Credit Suisse financed Greensill’s plan to set up insurance firm
Credit Suisse provided funding for Greensill Capital to set up its own in-house insurance firm, weeks after the supply-chain finance company’s main insurer refused to renew its policy.
The loss of a key insurance policy was one of the main factors that hastened the demise of Greensill last year, triggering a sprawling financial and political scandal that engulfed former British prime minister David Cameron, who earned millions as an adviser to the finance company.
Credit Suisse, which had deep ties with Greensill, provided a $140mn loan to the company in October 2020, less than five months before it collapsed.
Documents seen by the Financial Times show that part of the loan’s proceeds were earmarked for setting up a “captive insurance firm”. This money was intended to support Greensill’s plan to establish its own insurer to provide coverage for the risky lending it carried out, according to people familiar with the matter.
Insurance underpinned the products that Greensill sold to investors, including wealthy clients of Credit Suisse, which poured $10bn into supply-chain finance funds that the Swiss bank largely marketed as safe alternatives to cash.
One person involved in the negotiations around the loan described it as “mind-boggling” that Credit Suisse believed that “Greensill would be allowed to build an insurance company”, given the growing issues it was facing at the time.
On September 1 2020, weeks before Credit Suisse finalised the loan, Australian insurance firm The Bond and Credit Company informed Greensill that it would not renew a crucial policy that expired in six months.
The Bond and Credit Company’s parent company Tokio Marine earlier this year accused Greensill Capital of having “fraudulently obtained” these insurance policies.
The firm’s founder, Lex Greensill, rebutted accusations of fraud at an appearance before British lawmakers investigating the firm’s collapse last year.

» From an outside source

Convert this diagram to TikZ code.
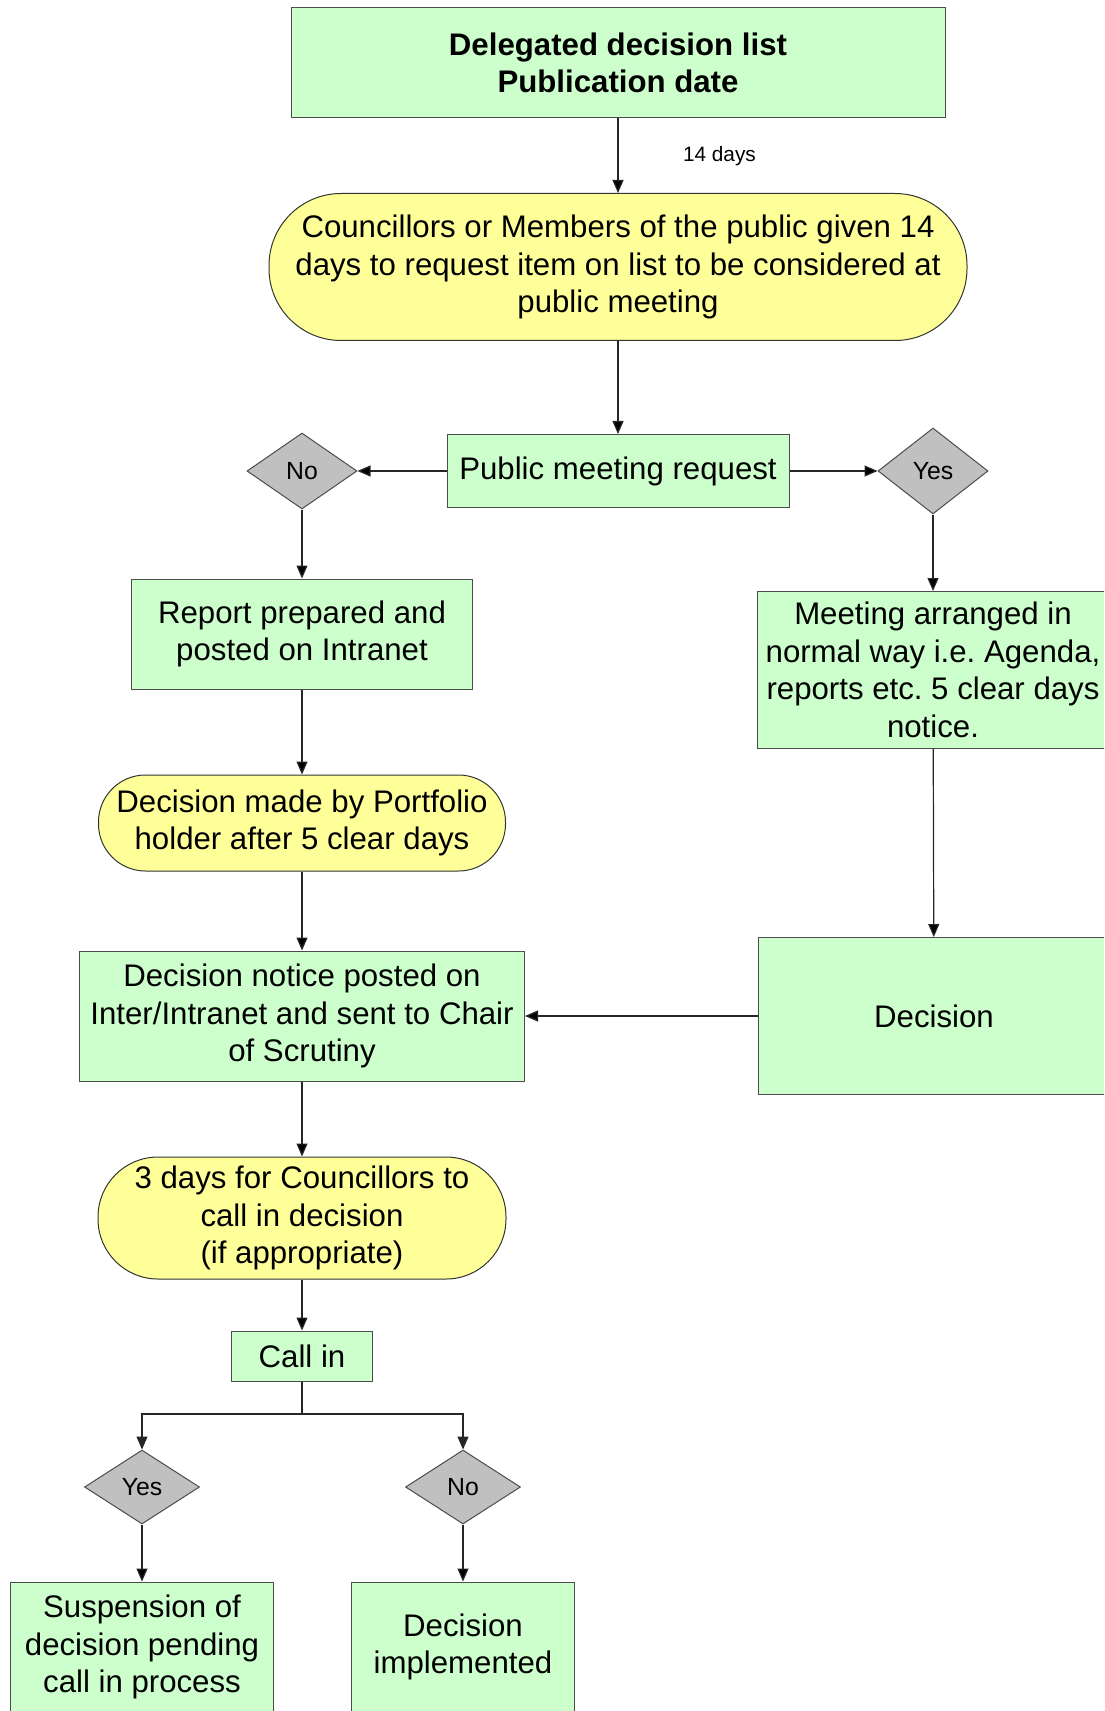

The 46-year-old Australian financier also hit out at Tokio Marine, telling MPs: “It is deeply regrettable that we were let down by our leading insurer, whose actions ensured Greensill’s collapse.”
Credit Suisse told the FT it was “not informed about any insurance discontinuation until 22 February 2021”.
“Credit Suisse continues to pursue all possible angles in order to recover cash for investors in the supply chain finance funds,” the bank added.
Proceeds from the $140mn corporate loan also repaid previous loans that Credit Suisse’s Australian private banking unit made to Lex Greensill’s family trusts.
Those earlier loans — which documents show were made to The Greensill Corporation Pty Ltd as trustee for the AD Greensill Family Trust and Peter Greensill Family Co Pty Ltd as trustee for the Peter Greensill Family Trust — were brokered by Credit Suisse’s top Australian private banker Shane Galligan, according to people familiar with the matter.
The FT has previously reported that Galligan was also private banker to Sanjeev Gupta, the metals magnate whose company GFG Alliance and its financing arrangements with Greensill Capital are under investigation from the UK’s Serious Fraud Office. GFG has consistently denied allegations of fraud.
The earlier loans could have given Credit Suisse recourse to Greensill’s personal assets, including his family’s farming business in Bundaberg, Australia. Australian corporate filings show that at the time The Greensill Corporation held a 45 per cent stake in the Greensill Farming Group.
This stake was transferred to a newly established entity called Wandoo1 shortly after Greensill Capital collapsed in March 2021, filings show. Wandoo1 also replaced The Greensill Corporation as the sole shareholder of the AD Greensill Family Trust.
While Greensill Capital collapsed months after Credit Suisse made the $140mn loan, it has since been able to recover the money it lent as it had a first ranking charge across the firm’s assets. The FT reported last week that this loan’s collateral included invoices to companies that deny ever doing the business stated on the documents, however.
Credit Suisse has also revamped its risk management safeguards since the collapse of Greensill and the bank losing $5.5bn on the implosion of Archegos Capital a few weeks later.
Greensill Capital’s administrator Grant Thornton and a spokesman for Lex Greensill declined to comment. Galligan did not respond to a request for comment.